Friday, March 1, 2013

Freight and Passenger Ships Can Now Avoid That Sinking Feeling (and a Fish that seeks out Pollution)

New Technology Can Prove a Lifesaver for Foundering Vessels Whilst Shoals of Robots Comb the Seas
Shipping News Feature

EUROPE – WORLDWIDE – The host of photographs posted on the internet for the arrival of the giant cranes built and delivered by Shanghai Zhenhua Heavy Industries Company (ZPMC) to the new container shipping port on the Thames prompted a heated discussion in the Handy Shipping Guide Offices regarding the safety of moving such tall, top heavy pieces as ocean cargo and the implications, for safe passage, unloading, insurance etc. It brought to mind recent developments, unveiled last week, of the sea trials on a system being designed over the past couple of years to prevent vessels sinking or to recover ships which had foundered.

The pan-European SuSy (Surfacing System for Ship Recovery) consortium, which consists of nine companies spread across the continent, has been undertaking the trials at the Chalkis shipyard in Greece and has so far successfully tested two modes of deployment: Firstly, ‘Internal’ where balloons installed in protective covers within the double-bottomed test compartment were inflated, keeping it afloat until repairs or other emergency measures are implemented. Secondly, ‘Salvage’ where external balloons and gas generator packs were attached, providing support sub-surface and allowing the test compartment to be recovered to the surface.

SuSy utilises Kevlar reinforced balloons that can be rapidly deployed and inflated to provide extra buoyancy. The consortium has also developed a third concept using rapidly deployable internal balloons to create curtains which prevent capsize of roll on roll off passenger vessels by sub-dividing the car deck stopping water movement. Simulations have been conducted but this system has not been subject to live tests. By counteracting the effects of water ingress and preventing damaged or unstable ships from sinking, the technology could help minimise the risk of major loss of life at sea.

The SuSy project is funded by the EU’s FP7 Framework for Research and Technological Development and the BMT Group has taken a lead role in the project and the envisaged scenarios where the systems could be usefully deployed include preventive installation on ships with hazardous cargo, rapid stabilization of capsized ships by coast guard and other rescue squads and recovery of sunken ships, as well as many other applications in this field. Rory Doyle, Senior Research Scientist at BMT Group commented:

“The potential environmental, safety and financial benefits of SuSy are enormous, providing us with the first practical tools to stabilise or resurface ships in an emergency.”

And so to those ‘fish’, BMT is also managing another European project that has successfully developed and delivered intelligent robotic fish capable of working together in order to monitor and search for pollution in ports and other aquatic areas.

Traditional methods of monitoring pollution involve obtaining samples to be sent to a lab for testing; the whole process takes time and makes real-time pollution information far from a reality.

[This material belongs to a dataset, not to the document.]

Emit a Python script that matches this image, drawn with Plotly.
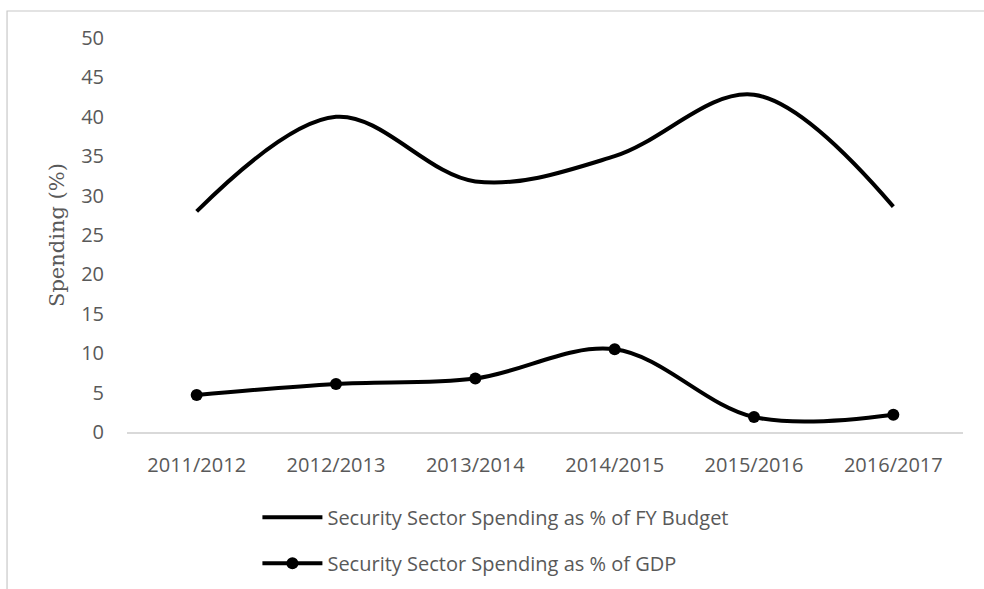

The SHOAL project will make this process real-time by using autonomously controlled fish to perform tests in-situ. The life-like creatures, which mimic the undulating movement of real fish, are equipped with tiny chemical sensors to find the source of potentially hazardous pollutants in the water, such as leaks from vessels in the port or underwater pipelines. The fish communicate with each other using ultrasonic’s and information is transmitted to the port's control centre via Wi-Fi from the "charging hub" where the fish can charge their batteries. This will enable the authorities to map in real time the source and scale of the pollution.

Unlike previous robotic fish that work with remote controls, these have autonomous navigation capabilities, enabling them to swim independently around the port without any human interaction. This also enables them to return automatically to their hub to be recharged when battery life (approximately eight hours) is low. Using robotic fish builds on a design created by hundreds of millions of years' worth of evolution which is incredibly energy efficient. This efficiency is something that is needed to ensure that the underwater environment can be navigated for hours on end.

The five carp like fish are being built by Professor Huosheng Hu and his robotics team at the School of Computer Science and Electronic Engineering, University of Essex and tested in the port of Gijon in northern Spain as part of the three-year research project funded by the European Commission. The fish, which cost around £20,000 to make, are roughly the size of a seal at one and a half metres long and capable of swimming at a maximum speed of about three and a half kilometres per hour.